(A) History of the Requiem, Vol 1
This is the first of a set of four CDs traversing the history of the Requiem, a project that will span six centuries, including the 21st. As the earliest extant polyphonic setting (Dufay’s having been lost), Ockeghem’s is a logical choice; that said, there are already many recordings of it, and several other fine early settings which could plausibly have figured in its place. Whether or not it’s a reviewer’s place to question a programming decision, the fact remains that the competition – from the likes of the Hilliard Ensemble (EMI, 2/89 – nla), the Clerk’s Group (ASV, 5/97) or Ensemble Organum (Harmonia Mundi, 2/94) – is pretty fierce, and though Laudantes are secure enough technically and sound pleasant enough, there’s no point pretending that they really match the more specialised ensembles.
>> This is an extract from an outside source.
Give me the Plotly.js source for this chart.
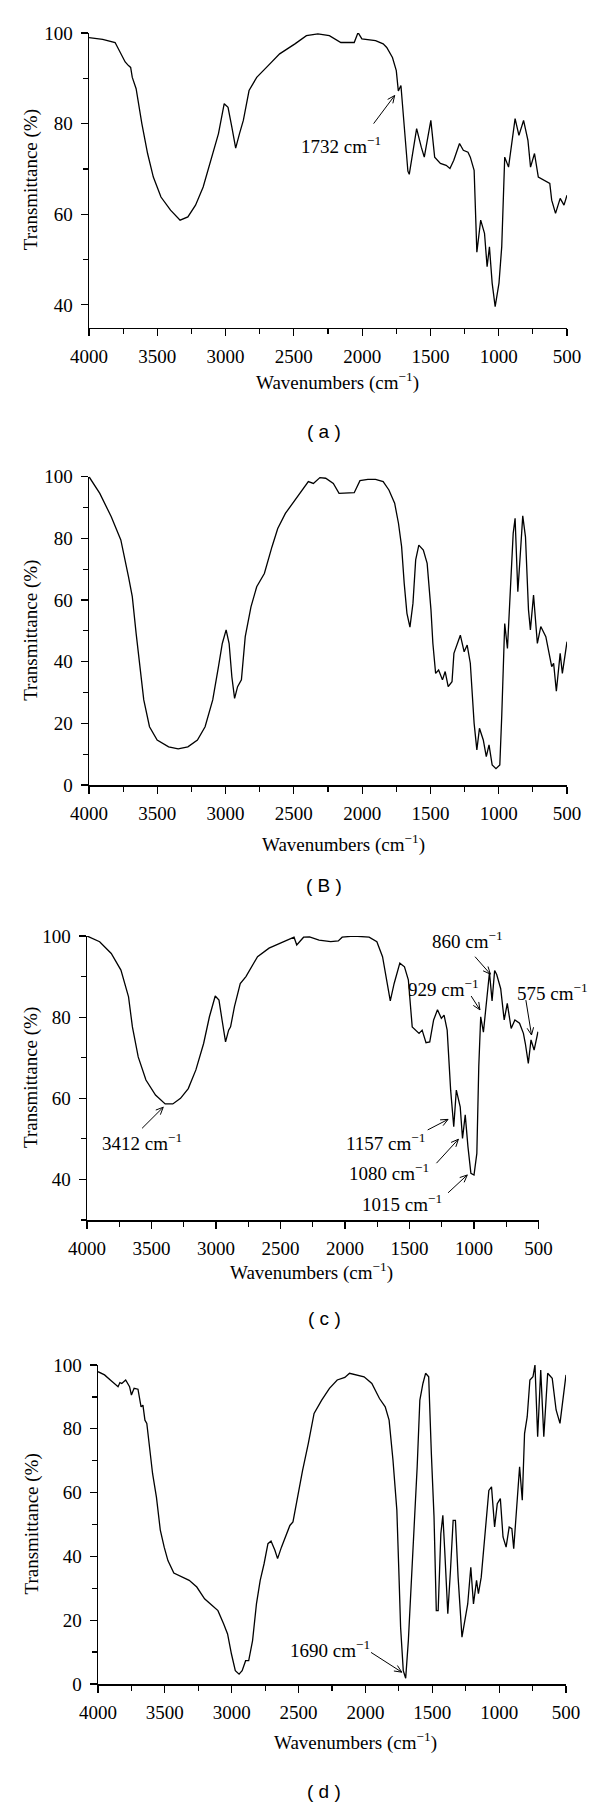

The pyrotechnics (both vocal and notational) of the Offertory in particular suggest that reduced sections anyway are best suited to soloists, whereas the approach taken here is choral throughout. The extended duos of the Tract and the Offertory expose misreadings that ought to have been picked up by the producer.
The ensemble sounds far more at ease in the Lassus five-voice Requiem, for which a choral rendition is far easier to argue, independent of any questions of performance practice. But here also there are audible misreadings between singers on the same line. For all the even rougher edges of Pro Cantione Antiqua’s now rather dated reading (DHM), they more nearly approach the pathos which, with Lassus, is never far below the surface. Those who find PCA’s reading altogether too rough for comfort would probably be justified in preferring the new one, but a more intensive search for this work’s expressive potential must be possible.